We can't tell you what KPIs to set: that's down to your individual business and its specific goals. But be sure to narrow it down to your most important business goals - in terms of growth and maintaining your culture - and then look at how you can measure them.

When you set KPIs, you should naturally be looking to improve the metric, so set targets that relate to them and keep your employees in mind. Their KPI targets shouldn't be too easy to achieve, but they should be achievable or they're likely to demotivate employees.

In other words, know the difference between realistic ambition and setting yourself up for failure.

The SMART model for setting KPIs

SMART goals are achievable goals:

Specific - KPIs need to be specific in order to be able to measure them successfully and know when you've achieved them.

Measurable - Your aim is to see an improvement, so they need to be measurable.

Achievable - As already mentioned, unachievable KPIs will demotivate employees.

Relevant - All KPIs need to be relevant to your organisational goals and strategies.

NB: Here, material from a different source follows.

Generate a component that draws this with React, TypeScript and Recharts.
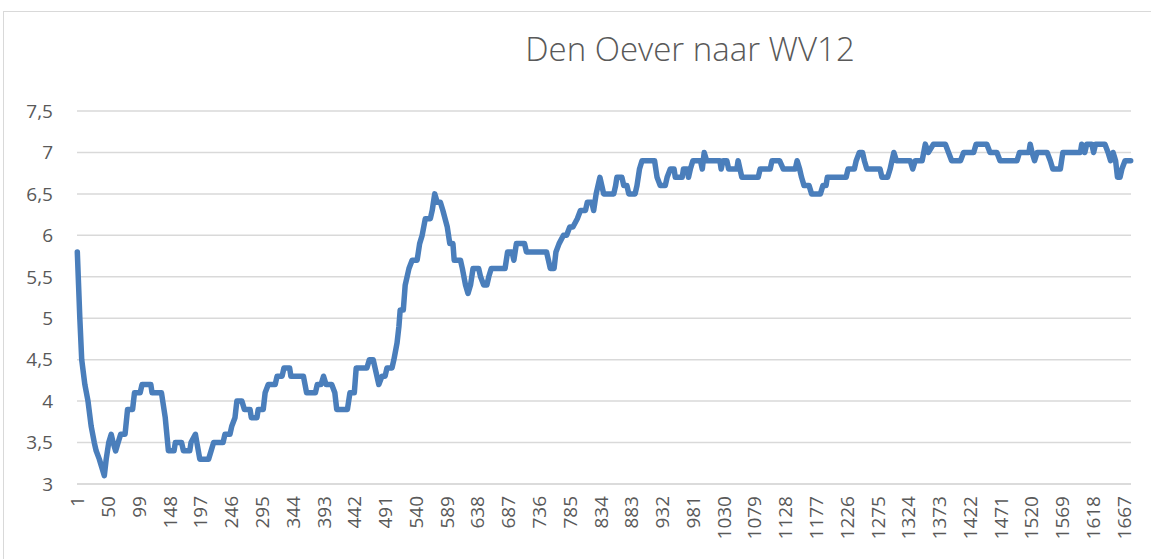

Timely - Without giving time constraints to KPIs, you risk never achieving them.

For example...

Let's take expense payments as an example. You could set a KPI surrounding the total days taken between expense claims being received and reimbursement to the employee. Using Turbine to record, review and manage expenses online means you have a way to track this information, so you have the metrics to measure the KPI against.

In terms of ambition, your aim could be to reduce the time between receipt and reimbursement by 10 days. But, be sure to set your initial KPI at, perhaps, three days below the current average and set a time to review the metrics, for example two months time.

You should then measure, review and alter your KPI until you achieve your objective for that metric, then keep it at the ideal figure to maintain your achievement.

Implement this idea across all the key areas of your business and you'll soon see efficiency and productivity improve and your business blossom.